Task requirements. Sift the material for lines containing "that", and return them.

Entries with chart source code
····················
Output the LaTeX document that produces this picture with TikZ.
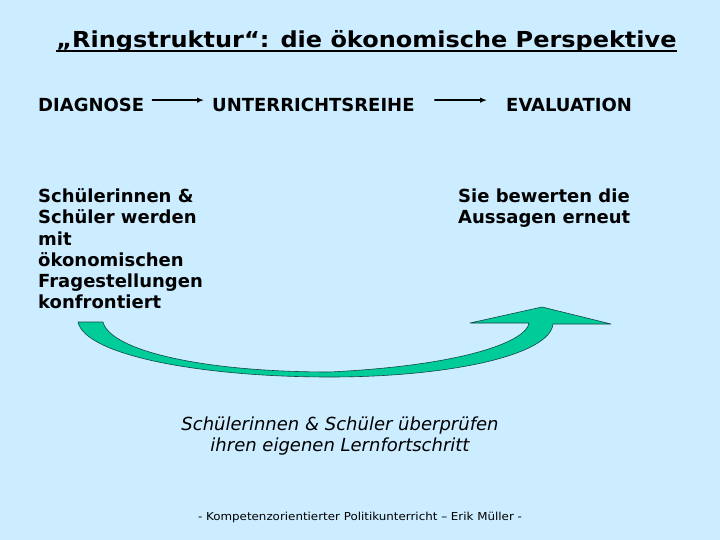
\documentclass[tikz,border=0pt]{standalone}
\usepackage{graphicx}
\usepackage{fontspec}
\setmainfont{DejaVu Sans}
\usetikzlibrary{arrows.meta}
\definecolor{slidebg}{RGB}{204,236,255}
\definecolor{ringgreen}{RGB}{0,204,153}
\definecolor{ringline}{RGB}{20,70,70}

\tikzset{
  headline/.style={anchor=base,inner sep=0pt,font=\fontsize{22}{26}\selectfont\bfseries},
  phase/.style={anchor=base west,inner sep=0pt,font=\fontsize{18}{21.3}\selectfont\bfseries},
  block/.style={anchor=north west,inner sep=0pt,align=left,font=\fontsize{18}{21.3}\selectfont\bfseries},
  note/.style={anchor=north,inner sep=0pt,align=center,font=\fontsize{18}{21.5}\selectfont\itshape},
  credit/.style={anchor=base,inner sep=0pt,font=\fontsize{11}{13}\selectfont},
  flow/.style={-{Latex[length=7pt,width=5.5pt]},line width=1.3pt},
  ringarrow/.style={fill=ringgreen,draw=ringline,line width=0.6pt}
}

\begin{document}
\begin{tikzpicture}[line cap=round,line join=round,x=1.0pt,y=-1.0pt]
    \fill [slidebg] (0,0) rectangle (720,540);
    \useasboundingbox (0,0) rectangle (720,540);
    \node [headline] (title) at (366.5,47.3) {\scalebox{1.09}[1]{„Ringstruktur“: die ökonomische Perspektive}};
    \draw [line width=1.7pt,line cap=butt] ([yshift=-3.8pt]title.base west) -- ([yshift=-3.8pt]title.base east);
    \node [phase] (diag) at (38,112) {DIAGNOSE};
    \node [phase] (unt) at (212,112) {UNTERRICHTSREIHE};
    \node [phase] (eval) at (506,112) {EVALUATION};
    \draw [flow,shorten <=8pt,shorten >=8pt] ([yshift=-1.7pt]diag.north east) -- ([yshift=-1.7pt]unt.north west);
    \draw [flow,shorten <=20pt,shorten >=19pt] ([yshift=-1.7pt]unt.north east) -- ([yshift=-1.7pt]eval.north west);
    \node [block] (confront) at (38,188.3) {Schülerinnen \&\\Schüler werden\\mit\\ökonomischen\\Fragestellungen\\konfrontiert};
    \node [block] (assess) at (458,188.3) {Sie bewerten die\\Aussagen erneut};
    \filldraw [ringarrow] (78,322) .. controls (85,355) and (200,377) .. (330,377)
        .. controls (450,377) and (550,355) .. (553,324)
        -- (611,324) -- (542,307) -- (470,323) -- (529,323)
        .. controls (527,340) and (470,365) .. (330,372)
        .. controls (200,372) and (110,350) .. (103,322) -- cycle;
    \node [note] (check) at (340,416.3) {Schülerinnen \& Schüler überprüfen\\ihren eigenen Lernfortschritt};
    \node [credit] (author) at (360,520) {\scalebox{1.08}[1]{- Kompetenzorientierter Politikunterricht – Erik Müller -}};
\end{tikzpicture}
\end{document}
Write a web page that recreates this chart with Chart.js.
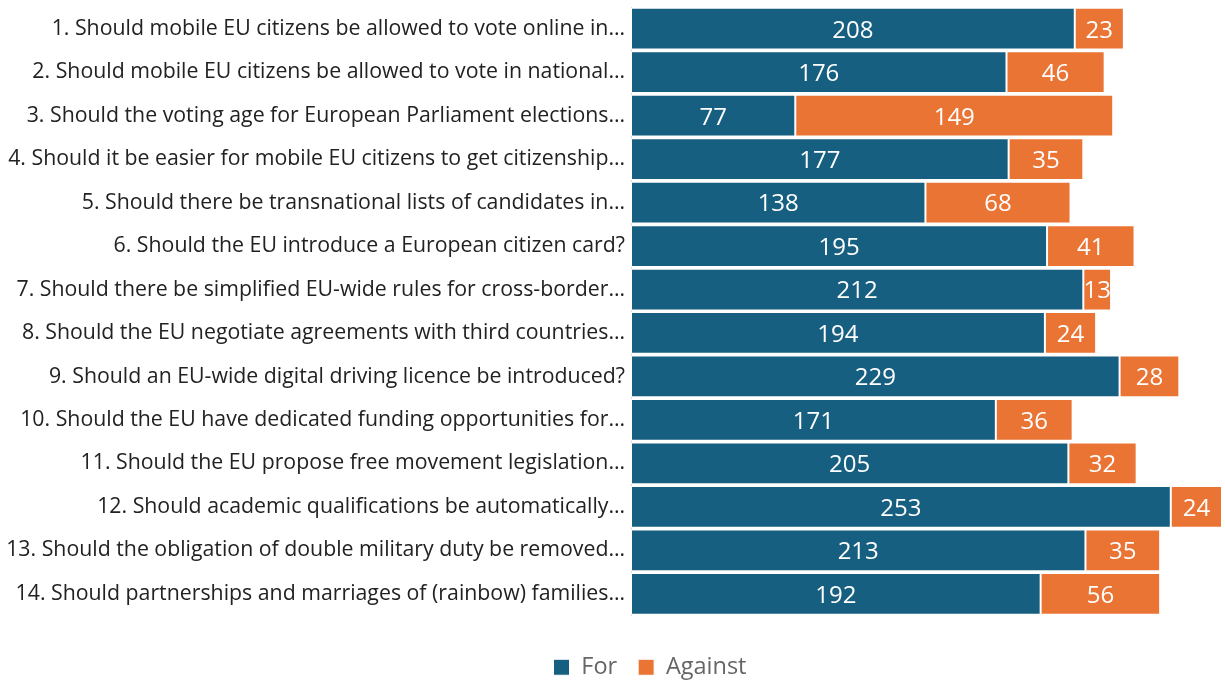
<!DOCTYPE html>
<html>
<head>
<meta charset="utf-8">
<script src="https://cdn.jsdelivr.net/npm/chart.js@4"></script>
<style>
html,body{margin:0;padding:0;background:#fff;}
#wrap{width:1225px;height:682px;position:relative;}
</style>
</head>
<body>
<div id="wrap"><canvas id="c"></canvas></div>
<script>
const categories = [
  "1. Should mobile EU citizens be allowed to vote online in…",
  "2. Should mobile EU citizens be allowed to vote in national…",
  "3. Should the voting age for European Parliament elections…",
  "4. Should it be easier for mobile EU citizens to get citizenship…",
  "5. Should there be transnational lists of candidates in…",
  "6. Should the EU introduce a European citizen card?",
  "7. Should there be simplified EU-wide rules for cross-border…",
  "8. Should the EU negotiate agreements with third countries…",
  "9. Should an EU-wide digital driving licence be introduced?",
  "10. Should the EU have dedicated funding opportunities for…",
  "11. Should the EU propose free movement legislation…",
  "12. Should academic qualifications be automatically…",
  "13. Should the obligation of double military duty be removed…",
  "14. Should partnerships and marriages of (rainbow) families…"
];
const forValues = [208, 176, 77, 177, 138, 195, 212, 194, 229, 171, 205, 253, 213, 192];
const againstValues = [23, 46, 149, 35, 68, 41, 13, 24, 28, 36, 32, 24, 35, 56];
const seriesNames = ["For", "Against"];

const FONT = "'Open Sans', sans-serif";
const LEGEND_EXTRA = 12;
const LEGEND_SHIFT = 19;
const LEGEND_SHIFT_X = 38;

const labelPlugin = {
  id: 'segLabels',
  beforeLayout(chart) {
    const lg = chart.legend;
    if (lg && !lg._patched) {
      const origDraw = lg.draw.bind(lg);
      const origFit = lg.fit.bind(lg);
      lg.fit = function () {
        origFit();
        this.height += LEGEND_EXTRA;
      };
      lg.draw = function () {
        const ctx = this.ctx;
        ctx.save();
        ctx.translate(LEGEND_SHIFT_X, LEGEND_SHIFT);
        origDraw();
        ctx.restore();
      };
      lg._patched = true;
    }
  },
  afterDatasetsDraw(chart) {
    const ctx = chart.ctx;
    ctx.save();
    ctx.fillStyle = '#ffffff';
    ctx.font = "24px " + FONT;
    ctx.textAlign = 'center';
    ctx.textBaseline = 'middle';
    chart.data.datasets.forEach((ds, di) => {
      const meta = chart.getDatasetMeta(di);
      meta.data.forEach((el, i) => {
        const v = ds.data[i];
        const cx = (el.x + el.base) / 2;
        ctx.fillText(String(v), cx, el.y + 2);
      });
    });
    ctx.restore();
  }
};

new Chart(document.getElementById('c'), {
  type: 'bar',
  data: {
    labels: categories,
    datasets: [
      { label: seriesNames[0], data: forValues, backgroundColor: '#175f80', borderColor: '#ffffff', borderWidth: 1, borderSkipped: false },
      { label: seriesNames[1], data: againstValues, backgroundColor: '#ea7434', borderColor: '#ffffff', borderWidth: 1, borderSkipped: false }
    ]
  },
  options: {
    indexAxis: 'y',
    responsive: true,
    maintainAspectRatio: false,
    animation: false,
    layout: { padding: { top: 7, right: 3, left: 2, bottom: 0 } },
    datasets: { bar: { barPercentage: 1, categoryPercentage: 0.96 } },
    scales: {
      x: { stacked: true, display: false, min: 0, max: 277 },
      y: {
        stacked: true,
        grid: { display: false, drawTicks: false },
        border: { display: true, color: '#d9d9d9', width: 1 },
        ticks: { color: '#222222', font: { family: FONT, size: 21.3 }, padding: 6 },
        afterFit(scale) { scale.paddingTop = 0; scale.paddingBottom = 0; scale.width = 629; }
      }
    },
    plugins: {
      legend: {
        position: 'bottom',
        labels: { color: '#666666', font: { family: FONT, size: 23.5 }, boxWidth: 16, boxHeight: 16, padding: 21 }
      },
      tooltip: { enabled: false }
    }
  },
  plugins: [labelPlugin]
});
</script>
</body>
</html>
····················
Task response.
Output the LaTeX document that produces this picture with TikZ.
Write a web page that recreates this chart with Chart.js.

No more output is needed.